**Exercise**
Copy the records below exactly, starting at the line that contains "Convert this chart to matplotlib code." and ending at the line that contains "yticks = list(range(0, 201, 20))"; leave out any pictures.

------------------------------

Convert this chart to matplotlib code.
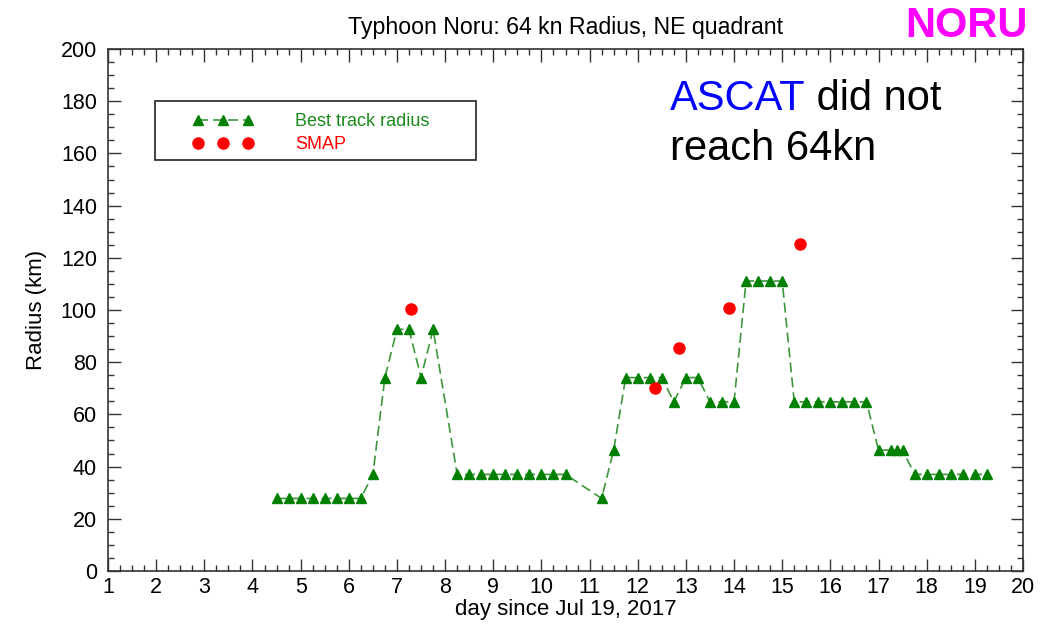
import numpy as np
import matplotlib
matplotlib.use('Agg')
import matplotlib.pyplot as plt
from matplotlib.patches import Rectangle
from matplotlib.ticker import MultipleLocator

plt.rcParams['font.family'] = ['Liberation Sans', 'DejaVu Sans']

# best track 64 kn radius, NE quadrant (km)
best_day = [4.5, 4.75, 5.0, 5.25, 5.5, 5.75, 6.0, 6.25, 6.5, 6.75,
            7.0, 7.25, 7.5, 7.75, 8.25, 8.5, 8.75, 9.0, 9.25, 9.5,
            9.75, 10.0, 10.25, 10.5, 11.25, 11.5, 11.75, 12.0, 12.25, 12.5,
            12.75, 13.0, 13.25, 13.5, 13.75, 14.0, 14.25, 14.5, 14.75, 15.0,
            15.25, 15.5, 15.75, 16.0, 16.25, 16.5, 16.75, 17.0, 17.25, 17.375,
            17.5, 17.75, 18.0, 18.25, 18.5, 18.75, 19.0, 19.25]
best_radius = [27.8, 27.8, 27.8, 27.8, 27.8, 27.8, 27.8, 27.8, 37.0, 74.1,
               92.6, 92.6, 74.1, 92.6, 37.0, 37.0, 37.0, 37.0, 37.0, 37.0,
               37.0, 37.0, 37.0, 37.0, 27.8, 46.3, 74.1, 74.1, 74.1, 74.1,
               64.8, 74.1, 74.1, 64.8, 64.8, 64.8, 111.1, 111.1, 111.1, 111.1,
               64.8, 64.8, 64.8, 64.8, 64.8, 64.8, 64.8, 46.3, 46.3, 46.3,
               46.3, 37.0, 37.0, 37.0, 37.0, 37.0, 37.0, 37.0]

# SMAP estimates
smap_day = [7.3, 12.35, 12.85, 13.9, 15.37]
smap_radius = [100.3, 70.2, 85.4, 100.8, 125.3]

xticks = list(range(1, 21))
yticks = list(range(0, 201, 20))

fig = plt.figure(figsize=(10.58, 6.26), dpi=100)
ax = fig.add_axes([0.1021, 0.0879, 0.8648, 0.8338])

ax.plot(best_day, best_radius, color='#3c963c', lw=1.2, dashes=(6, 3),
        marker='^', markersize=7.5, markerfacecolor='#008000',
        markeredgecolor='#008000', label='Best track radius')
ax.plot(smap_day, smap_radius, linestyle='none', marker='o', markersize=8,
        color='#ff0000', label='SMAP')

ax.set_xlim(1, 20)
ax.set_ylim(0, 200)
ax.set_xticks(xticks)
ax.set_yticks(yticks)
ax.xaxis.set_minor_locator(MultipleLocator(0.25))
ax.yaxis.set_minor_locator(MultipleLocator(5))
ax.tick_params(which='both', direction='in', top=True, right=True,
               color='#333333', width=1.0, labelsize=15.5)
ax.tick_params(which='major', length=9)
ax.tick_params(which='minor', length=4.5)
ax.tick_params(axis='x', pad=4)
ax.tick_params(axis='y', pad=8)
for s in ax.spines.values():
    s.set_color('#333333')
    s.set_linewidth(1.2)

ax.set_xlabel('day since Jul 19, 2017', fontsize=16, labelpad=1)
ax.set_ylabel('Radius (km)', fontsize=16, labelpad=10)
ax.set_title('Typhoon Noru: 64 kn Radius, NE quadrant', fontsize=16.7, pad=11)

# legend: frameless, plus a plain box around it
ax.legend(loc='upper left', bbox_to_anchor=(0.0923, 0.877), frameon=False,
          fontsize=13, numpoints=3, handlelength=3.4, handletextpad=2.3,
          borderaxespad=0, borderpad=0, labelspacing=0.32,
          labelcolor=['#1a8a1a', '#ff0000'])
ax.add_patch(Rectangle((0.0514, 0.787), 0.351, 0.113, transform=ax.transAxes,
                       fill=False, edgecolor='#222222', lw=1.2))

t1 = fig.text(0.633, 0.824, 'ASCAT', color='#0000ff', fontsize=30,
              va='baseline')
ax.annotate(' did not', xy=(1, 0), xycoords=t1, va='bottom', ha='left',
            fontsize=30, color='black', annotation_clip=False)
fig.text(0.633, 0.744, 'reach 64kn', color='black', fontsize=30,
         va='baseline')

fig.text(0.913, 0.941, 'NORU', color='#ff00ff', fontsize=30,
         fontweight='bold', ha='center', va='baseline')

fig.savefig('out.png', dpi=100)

------------------------------

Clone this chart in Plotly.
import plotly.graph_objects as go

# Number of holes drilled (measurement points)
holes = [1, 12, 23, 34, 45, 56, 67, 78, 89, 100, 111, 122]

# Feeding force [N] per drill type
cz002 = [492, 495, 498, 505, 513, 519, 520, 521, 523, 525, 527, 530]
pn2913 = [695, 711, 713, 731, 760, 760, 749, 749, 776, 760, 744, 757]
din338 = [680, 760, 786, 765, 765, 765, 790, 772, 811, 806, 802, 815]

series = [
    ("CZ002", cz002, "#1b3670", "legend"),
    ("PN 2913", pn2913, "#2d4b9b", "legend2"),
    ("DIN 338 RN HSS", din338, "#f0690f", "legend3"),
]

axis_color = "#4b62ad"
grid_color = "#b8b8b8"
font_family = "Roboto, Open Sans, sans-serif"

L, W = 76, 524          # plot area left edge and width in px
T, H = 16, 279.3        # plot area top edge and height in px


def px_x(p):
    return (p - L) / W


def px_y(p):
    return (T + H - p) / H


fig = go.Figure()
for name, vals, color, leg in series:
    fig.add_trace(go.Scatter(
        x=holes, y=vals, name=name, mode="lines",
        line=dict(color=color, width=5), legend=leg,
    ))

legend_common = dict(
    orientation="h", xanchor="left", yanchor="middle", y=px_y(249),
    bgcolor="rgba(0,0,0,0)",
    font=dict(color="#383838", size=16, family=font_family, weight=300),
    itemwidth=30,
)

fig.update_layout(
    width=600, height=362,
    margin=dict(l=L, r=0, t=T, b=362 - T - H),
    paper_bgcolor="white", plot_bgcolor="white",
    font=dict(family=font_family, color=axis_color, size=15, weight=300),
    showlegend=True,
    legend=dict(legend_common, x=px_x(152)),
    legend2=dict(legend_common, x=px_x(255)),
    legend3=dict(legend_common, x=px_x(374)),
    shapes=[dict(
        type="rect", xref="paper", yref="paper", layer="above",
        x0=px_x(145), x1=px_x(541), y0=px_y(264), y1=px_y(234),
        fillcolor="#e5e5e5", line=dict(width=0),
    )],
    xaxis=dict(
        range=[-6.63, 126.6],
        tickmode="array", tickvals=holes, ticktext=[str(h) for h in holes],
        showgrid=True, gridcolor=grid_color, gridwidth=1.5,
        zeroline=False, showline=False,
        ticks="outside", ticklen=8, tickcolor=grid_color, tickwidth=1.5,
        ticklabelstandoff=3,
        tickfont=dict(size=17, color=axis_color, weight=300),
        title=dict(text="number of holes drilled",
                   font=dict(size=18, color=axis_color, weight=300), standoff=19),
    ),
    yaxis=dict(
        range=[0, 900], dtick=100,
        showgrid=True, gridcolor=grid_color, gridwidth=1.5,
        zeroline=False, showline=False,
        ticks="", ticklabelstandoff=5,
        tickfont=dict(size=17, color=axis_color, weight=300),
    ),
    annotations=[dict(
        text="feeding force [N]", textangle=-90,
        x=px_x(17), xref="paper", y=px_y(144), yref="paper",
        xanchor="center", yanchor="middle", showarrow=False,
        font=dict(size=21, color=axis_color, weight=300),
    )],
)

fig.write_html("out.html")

------------------------------

**Answer to the task**
Convert this chart to matplotlib code.
import numpy as np
import matplotlib
matplotlib.use('Agg')
import matplotlib.pyplot as plt
from matplotlib.patches import Rectangle
from matplotlib.ticker import MultipleLocator

plt.rcParams['font.family'] = ['Liberation Sans', 'DejaVu Sans']

# best track 64 kn radius, NE quadrant (km)
best_day = [4.5, 4.75, 5.0, 5.25, 5.5, 5.75, 6.0, 6.25, 6.5, 6.75,
            7.0, 7.25, 7.5, 7.75, 8.25, 8.5, 8.75, 9.0, 9.25, 9.5,
            9.75, 10.0, 10.25, 10.5, 11.25, 11.5, 11.75, 12.0, 12.25, 12.5,
            12.75, 13.0, 13.25, 13.5, 13.75, 14.0, 14.25, 14.5, 14.75, 15.0,
            15.25, 15.5, 15.75, 16.0, 16.25, 16.5, 16.75, 17.0, 17.25, 17.375,
            17.5, 17.75, 18.0, 18.25, 18.5, 18.75, 19.0, 19.25]
best_radius = [27.8, 27.8, 27.8, 27.8, 27.8, 27.8, 27.8, 27.8, 37.0, 74.1,
               92.6, 92.6, 74.1, 92.6, 37.0, 37.0, 37.0, 37.0, 37.0, 37.0,
               37.0, 37.0, 37.0, 37.0, 27.8, 46.3, 74.1, 74.1, 74.1, 74.1,
               64.8, 74.1, 74.1, 64.8, 64.8, 64.8, 111.1, 111.1, 111.1, 111.1,
               64.8, 64.8, 64.8, 64.8, 64.8, 64.8, 64.8, 46.3, 46.3, 46.3,
               46.3, 37.0, 37.0, 37.0, 37.0, 37.0, 37.0, 37.0]

# SMAP estimates
smap_day = [7.3, 12.35, 12.85, 13.9, 15.37]
smap_radius = [100.3, 70.2, 85.4, 100.8, 125.3]

xticks = list(range(1, 21))
yticks = list(range(0, 201, 20))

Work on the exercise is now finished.